Após sucessivas negativas do governo federal em assinar um compromisso de diminuir a emissão de gás metano (CH4) na atmosfera, um anúncio do Ministério das Relações Exteriores de que o Brasil aderiu ao acordo pegou de surpresa o mundo e até integrantes do próprio Poder Executivo. O entendimento foi costurado na COP26, conferência climática que ocorre em Glasgow, na Escócia.
“No âmbito das negociações da #COP26, o Brasil co-patrocinará o Compromisso Global sobre Metano. O Brasil é parte da solução para os desafios da mudança do clima. #BrasilNaCOP26”, publicou o Itamaraty em sua conta no Twitter.
O Ministério da Agricultura, Pecuária e Abastecimento, entre outros órgãos do governo, era contrário ao acordo, porque a maior parte das emissões brasileiras de metano advém da pecuária. Para reduzi-las, seria necessário diminuir o rebanho ou investir pesadamente no melhoramento tecnológico da atividade.

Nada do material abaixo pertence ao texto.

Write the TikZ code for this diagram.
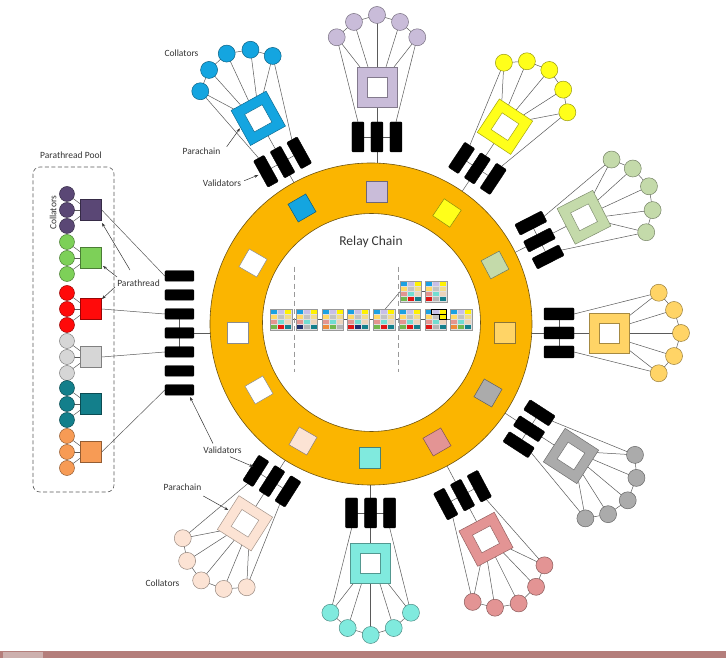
\documentclass[tikz,border=0pt]{standalone}
\usepackage{fontspec}
\setmainfont{Carlito}
\usetikzlibrary{calc,arrows.meta}
\pgfdeclarelayer{bgl}
\pgfdeclarelayer{lines}
\pgfdeclarelayer{ringl}
\pgfsetlayers{bgl,lines,ringl,main}

\definecolor{ringc}{HTML}{FBB500}
\definecolor{ringe}{HTML}{6E5410}
\definecolor{pcblue}{HTML}{14A5E0}
\definecolor{pcpurple}{HTML}{C9BCD9}
\definecolor{pcyellow}{HTML}{FFFF1A}
\definecolor{pcgreen}{HTML}{C4DAAA}
\definecolor{pclorange}{HTML}{FFD466}
\definecolor{pcgray}{HTML}{ABABAB}
\definecolor{pcsalmon}{HTML}{E39494}
\definecolor{pcteal}{HTML}{80EADE}
\definecolor{pcpeach}{HTML}{FCE3D4}
\definecolor{ptpurple}{HTML}{5A4775}
\definecolor{ptgreen}{HTML}{7DD058}
\definecolor{ptred}{HTML}{FF0A0A}
\definecolor{ptgray}{HTML}{D6D6D6}
\definecolor{ptteal}{HTML}{137F8B}
\definecolor{ptorange}{HTML}{F79B55}
\definecolor{txt}{HTML}{353535}
\definecolor{connc}{HTML}{5A5A5A}
\definecolor{stripc}{HTML}{B47E7B}
\definecolor{btnc}{HTML}{CDB0AE}
% block cell colours
\definecolor{cb}{HTML}{1BA1E2}
\definecolor{cl}{HTML}{C8BFE7}
\definecolor{cy}{HTML}{FFF200}
\definecolor{co}{HTML}{FFD966}
\definecolor{cg}{HTML}{C2C2C2}
\definecolor{cw}{HTML}{F2DC88}
\definecolor{cs}{HTML}{E39590}
\definecolor{ct}{HTML}{72DDD2}
\definecolor{cp}{HTML}{EBD3BA}
\definecolor{gr}{HTML}{72B84E}
\definecolor{rd}{HTML}{E01515}
\definecolor{tl}{HTML}{137F8B}
\definecolor{nv}{HTML}{1F2F6F}
\definecolor{og}{HTML}{F08A3A}
\definecolor{lg}{HTML}{B5B5B5}

\tikzset{
  connline/.style={draw=connc, line width=0.5pt},
  vbar/.style={fill=black, draw=black, rounded corners=1pt, minimum width=30pt, minimum height=12pt, inner sep=0pt},
  lbar/.style={fill=black, draw=black, rounded corners=1pt, minimum width=29pt, minimum height=10.5pt, inner sep=0pt},
  lbl/.style={text=txt, font=\fontsize{9.5}{11}\selectfont, inner sep=0pt},
  lblarrow/.style={draw=txt, line width=0.5pt, -{Stealth[length=4pt,width=3pt]}},
}

% parachain: #1 name, #2 X, #3 Y, #4 spoke angle, #5 collator arc angle, #6 colour
\newcommand\pchain[6]{%
  \coordinate (#1S) at (#2,#3);
  \coordinate (#1V) at ($(#1S)+(#4+180:50)$);
  \coordinate (#1Va) at ($(#1V)+(#4+90:19)$);
  \coordinate (#1Vb) at ($(#1V)+(#4-90:19)$);
  \coordinate (#1c1) at ($(#1S)+(#5+39:64)$);
  \coordinate (#1c2) at ($(#1S)+(#5+19.5:69)$);
  \coordinate (#1c3) at ($(#1S)+(#5:72)$);
  \coordinate (#1c4) at ($(#1S)+(#5-19.5:69)$);
  \coordinate (#1c5) at ($(#1S)+(#5-39:64)$);
  \begin{pgfonlayer}{lines}
    \draw[connline] (#1c1)--(#1c2)--(#1c3)--(#1c4)--(#1c5);
    \draw[connline] (#1c1) -- ($(#1S)+(#4:20)+(#4+90:17)$);
    \draw[connline] (#1c2) -- ($(#1S)+(#4:20)+(#4+90:9)$);
    \draw[connline] (#1c3) -- ($(#1S)+(#4:20)$);
    \draw[connline] (#1c4) -- ($(#1S)+(#4:20)+(#4-90:9)$);
    \draw[connline] (#1c5) -- ($(#1S)+(#4:20)+(#4-90:17)$);
    \draw[connline] (#1c1) -- ($(#1Va)+(#4:15)$);
    \draw[connline] (#1c5) -- ($(#1Vb)+(#4:15)$);
    \draw[connline] (#1Va) -- (#1Vb);
    \draw[connline] (#1S) -- ($(#1V)+(#4+180:45)$);
  \end{pgfonlayer}
  \node[vbar, rotate=#4] (#1va) at (#1Va) {};
  \node[vbar, rotate=#4] (#1vm) at (#1V) {};
  \node[vbar, rotate=#4] (#1vb) at (#1Vb) {};
  \node[draw=#6!65!black, fill=#6, minimum size=40pt, inner sep=0pt, rotate=#4, line width=0.5pt] (#1sq) at (#1S) {};
  \node[draw=#6!65!black, fill=white, minimum size=20pt, inner sep=0pt, rotate=#4, line width=0.5pt] (#1in) at (#1S) {};
  \foreach \k in {1,...,5}{
    \node[circle, draw=#6!60!black, fill=#6, minimum size=17pt, inner sep=0pt, line width=0.5pt] (#1n\k) at (#1c\k) {};
  }
}

% relay-chain block: #1 name, #2 X, #3 Y, #4 twelve colours
\newcommand\rblk[4]{%
  \node[minimum width=21pt, minimum height=20pt, inner sep=0pt] (#1) at (#2,#3) {};
  \foreach \cc [count=\i from 0] in {#4}{
    \pgfmathtruncatemacro\rr{floor(\i/3)}
    \pgfmathtruncatemacro\cl{mod(\i,3)}
    \filldraw[fill=\cc, draw=gray!25, line width=0.2pt] ($(#1.north west)+(7*\cl,-5*\rr)$) rectangle ++(7,-5);
  }
  \draw[draw=gray!80, line width=0.3pt] (#1.north west) rectangle (#1.south east);
}

\begin{document}
\begin{tikzpicture}[x=1pt,y=1pt]
\useasboundingbox (-372,-331) rectangle (354,327);
\begin{pgfonlayer}{bgl}
  \fill[white] (-372,-331) rectangle (354,327);
  \fill[stripc] (-372,-331) rectangle (354,-324);
  \fill[btnc] (-369,-331) rectangle (-329,-325.5);
\end{pgfonlayer}

% ---- ring ----
\begin{pgfonlayer}{ringl}
  \fill[ringc, even odd rule] (-1,3) circle (161) (-0.5,4.5) circle (109);
  \draw[ringe, line width=0.6pt] (-1,3) circle (161);
  \draw[ringe, line width=0.6pt] (-0.5,4.5) circle (109);
\end{pgfonlayer}

\foreach \x/\y/\r/\c [count=\i] in {-70/119/120/pcblue, 5/135/90/pcpurple, 75/114/56/pcyellow, 123/62/28/pcgreen, 133/-6/0/pclorange, 116/-66/-30/pcgray, 65/-115/-60/pcsalmon, -2/-131/-90/pcteal, -69/-114/-120/pcpeach, -113/-63/-150/white, -134.3/-6/0/white, -119/64/150/white}{
  \node[draw=\c!55!black, fill=\c, minimum size=20.5pt, inner sep=0pt, rotate=\r, line width=0.5pt] (rs\i) at (\x,\y) {};
}

\node[text=txt, font=\fontsize{13.5}{15}\selectfont, inner sep=0pt] (rctitle) at (-1,85) {Relay Chain};

% ---- parachains ----
\pchain{blue}{-113.7}{208.7}{119}{116}{pcblue}
\pchain{purple}{5}{240}{90}{90}{pcpurple}
\pchain{yellow}{133}{200.3}{56.5}{52}{pcyellow}
\pchain{green}{212}{109.7}{27}{25.5}{pcgreen}
\pchain{lorange}{237}{-6}{0}{0}{pclorange}
\pchain{gray}{199}{-129}{-33}{-38}{pcgray}
\pchain{salmon}{114}{-212.3}{-62}{-63}{pcsalmon}
\pchain{teal}{-1.3}{-236}{-90}{-90}{pcteal}
\pchain{peach}{-127}{-196.3}{-122.5}{-127.5}{pcpeach}

% ---- relay chain blocks ----
\begin{pgfonlayer}{lines}
  \draw[connline] (-90.8,7.7) -- (89.1,7.7);
  \draw[connline] (38.5,35.3) -- (64.2,35.3);
  \draw[connline] (13,17.7) -- (28,35.3);
\end{pgfonlayer}
\draw[draw=gray!80, line width=0.8pt, dash pattern=on 5pt off 3.5pt] (-77.5,60.3) -- (-77.5,-44.7);
\draw[draw=gray!80, line width=0.8pt, dash pattern=on 5pt off 3.5pt] (26,60.3) -- (26,-44.7);
\rblk{b1}{-90.8}{7.3}{cb,cl,cy,co,cg,cw,cs,ct,cp,gr,rd,tl}
\rblk{b2}{-65.1}{7.3}{cb,cl,cy,co,cg,cw,cs,ct,cp,nv,lg,tl}
\rblk{b3}{-39.4}{7.3}{cb,cl,cy,co,cg,cw,cs,ct,cp,og,gr,lg}
\rblk{b4}{-13.7}{7.3}{cb,cl,cy,co,cg,cw,cs,ct,cp,rd,nv,tl}
\rblk{b5}{12}{7.3}{cb,cl,cy,co,cg,cw,cs,ct,cp,gr,rd,tl}
\rblk{b6}{37.7}{7.3}{cb,cl,cy,co,cg,cw,cs,ct,cp,gr,rd,tl}
\rblk{b7}{63.4}{7.3}{cb,cl,cy,co,cg,cy,cs,ct,cp,rd,lg,tl}
\rblk{b8}{89.1}{7.3}{cb,cl,cy,co,cg,cw,cs,ct,cp,og,gr,tl}
\rblk{f1}{38.5}{35.3}{cb,cl,cy,co,cg,cw,cs,ct,cp,gr,rd,tl}
\rblk{f2}{64.2}{35.3}{cb,cl,cy,co,cg,cw,cs,ct,cp,rd,lg,tl}
\draw[black, line width=0.7pt] ($(b7.north west)+(7,0)$) rectangle ($(b7.north east)+(0,-5)$);
\draw[black, line width=0.7pt] ($(b7.north east)+(-7,-5)$) rectangle ($(b7.north east)+(0,-10)$);

% ---- left validator column ----
\foreach \y [count=\i] in {51,32,13,-6,-25,-44,-63}{
  \node[lbar] (L\i) at (-192.5,\y) {};
}
\begin{pgfonlayer}{lines}
  \draw[connline] (L3.center) -- (L5.center);
  \draw[connline] (L4.east) -- (-150,-6);
\end{pgfonlayer}

% ---- parathread pool ----
\draw[draw=connc, line width=0.6pt, dash pattern=on 4pt off 2.5pt, rounded corners=7pt] (-339,160) rectangle (-258,-165);
\node[lbl] (pooltitle) at (-301,172) {Parathread Pool};
\foreach \y/\c [count=\i] in {117/ptpurple, 69/ptgreen, 18/ptred, -30/ptgray, -77/ptteal, -125/ptorange}{
  \node[draw=\c!60!black, fill=\c, minimum size=21pt, inner sep=0pt, line width=0.5pt] (pt\i) at (-281,\y) {};
  \foreach \d [count=\j] in {16,0,-16}{
    \node[circle, draw=\c!60!black, fill=\c, minimum size=15pt, inner sep=0pt, line width=0.5pt] (pt\i c\j) at (-305,\y+\d) {};
  }
  \begin{pgfonlayer}{lines}
    \draw[connline] (-305,\y+16) -- (-291.5,\y+6);
    \draw[connline] (-305,\y) -- (-291.5,\y);
    \draw[connline] (-305,\y-16) -- (-291.5,\y-6);
  \end{pgfonlayer}
}
\begin{pgfonlayer}{lines}
  \draw[connline] (pt1.east) -- (L1.west);
  \draw[connline] (pt3.east) -- (L3.west);
  \draw[connline] (pt4.east) -- (L5.west);
  \draw[connline] (pt6.east) -- (L7.west);
\end{pgfonlayer}
\node[lbl, rotate=90] (poolcoll) at (-319,114) {Collators};
\node[lbl] (ptlabel) at (-233.5,44) {Parathread};
\coordinate (pa1) at (-242,57);
\coordinate (pa2) at (-255,50);
\coordinate (pa3) at (-257,40);
\coordinate (pt1tip) at (-270,104);
\coordinate (pt2tip) at (-269,61);
\coordinate (pt3tip) at (-270,28);
\draw[lblarrow] (pa1) -- (pt1tip);
\draw[lblarrow] (pa2) -- (pt2tip);
\draw[lblarrow] (pa3) -- (pt3tip);

% ---- labels around ----
\node[lbl] (collA) at (-190.5,274) {Collators};
\node[lbl] (parA) at (-170.5,176) {Parachain};
\node[lbl] (valA) at (-150,144) {Validators};
\coordinate (parAs) at (-145.3,180.3);
\coordinate (parAt) at (-132,198.7);
\coordinate (valAs) at (-127.7,146.3);
\coordinate (valAt) at (-113.7,152);
\draw[lblarrow] (parAs) -- (parAt);
\draw[lblarrow] (valAs) -- (valAt);

\node[lbl] (valB) at (-149.5,-123) {Validators};
\node[lbl] (parB) at (-189.5,-160) {Parachain};
\node[lbl] (collB) at (-209.5,-256) {Collators};
\coordinate (valBs) at (-142,-129.7);
\coordinate (valBt) at (-118.7,-139.7);
\coordinate (valBs2) at (-159,-116.5);
\coordinate (valBt2) at (-182,-70);
\coordinate (parBs) at (-168.7,-169);
\coordinate (parBt) at (-143.7,-183);
\draw[lblarrow] (valBs) -- (valBt);
\draw[lblarrow] (valBs2) -- (valBt2);
\draw[lblarrow] (parBs) -- (parBt);
\end{tikzpicture}
\end{document}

O governo, entretanto, cedeu à pressão dos Estados Unidos, principal patrocinador do acordo, que prevê a redução das emissões em 30% até 2030. Até ontem, mais de cem países haviam aderido à proposta.
Segundo o economista William Baghdassarian, professor do Instituto Brasileiro de Mercados de Capitais (Ibmec), o governo cedeu às pressões não por ter se sensibilizado com o problema, mas sim para não se colocar em uma situação de pária ambiental. “Quando você reúne os maiores líderes internacionais assinando esse acordo de clima, o Brasil se torna pária se não assinar”, disse.
Segundo o especialista, a redução de metano pode ser uma oportunidade para o Brasil passar a emitir os chamados “títulos verdes”, o que poderia compensar uma eventual perda em exportações de carne bovina. “Países comprometidos com essa pauta lá fora têm colocado incentivos para que as empresas emitam títulos e bônus, cujos recursos são destinados à causa ambiental, social e de governança. Como o Brasil tem um bioma muito forte e muito grande, poderia emitir muitos títulos de proteção”, explicou.
O metano é um gás proveniente de diversas fontes, sendo que as principais são: erupções vulcânicas, decomposição de matéria orgânica e digestão de alguns animais herbívoros, como o boi. Ele faz parte dos gases que causam o efeito estufa na atmosfera e é 28 vezes mais poluente que o gás carbônico (CO2), segundo cientistas. O Brasil produz 418 milhões de toneladas de metano por ano — sendo 73% oriundo do arroto de bois e manejo de esterco dos animais.
Rebanho
A redução das emissões do gás pode atingir a pecuária, que é um setor importante da economia brasileira. O país tem o maior rebanho bovino do mundo e as exportações de carne constituem importante fonte de receita (veja no quadro). Apesar das evidências científicas, representantes do setor agropecuário do Congresso Nacional sustentam que o setor é sustentável.
O deputado federal Alceu Moreira (MDB-RS) disse que a maior parte da emissão de metano no Brasil vem dos centros urbanos e definiu como “folclórica” a informação de que o arroto dos bois gera gás suficiente para causar danos à atmosfera. “Não há dado científico que estabeleça a teoria”, afirmou. O deputado Neri Geller (PP-MT) vai na mesma linha, ressaltando que o acordo é positivo para o Brasil. “A produção agropecuária no Brasil é altamente sustentável”, garantiu. “Nós precisamos do mercado internacional, a nossa imagem tem que mudar e precisamos de diálogo para sinalizar isso”, acrescentou.
Segundo o ambientalista Nelson Rodrigues, do projeto Guardiões do Meio Ambiente, do Distrito Federal, por mais que grandes fazendeiros consigam avançar tecnologicamente e manter uma produção mais sustentável, os pequenos acabam gerando problemas ao meio ambiente. “Os pequenos fornecedores não tem estrutura e muitos não conseguem impedir as emissões”, explicou.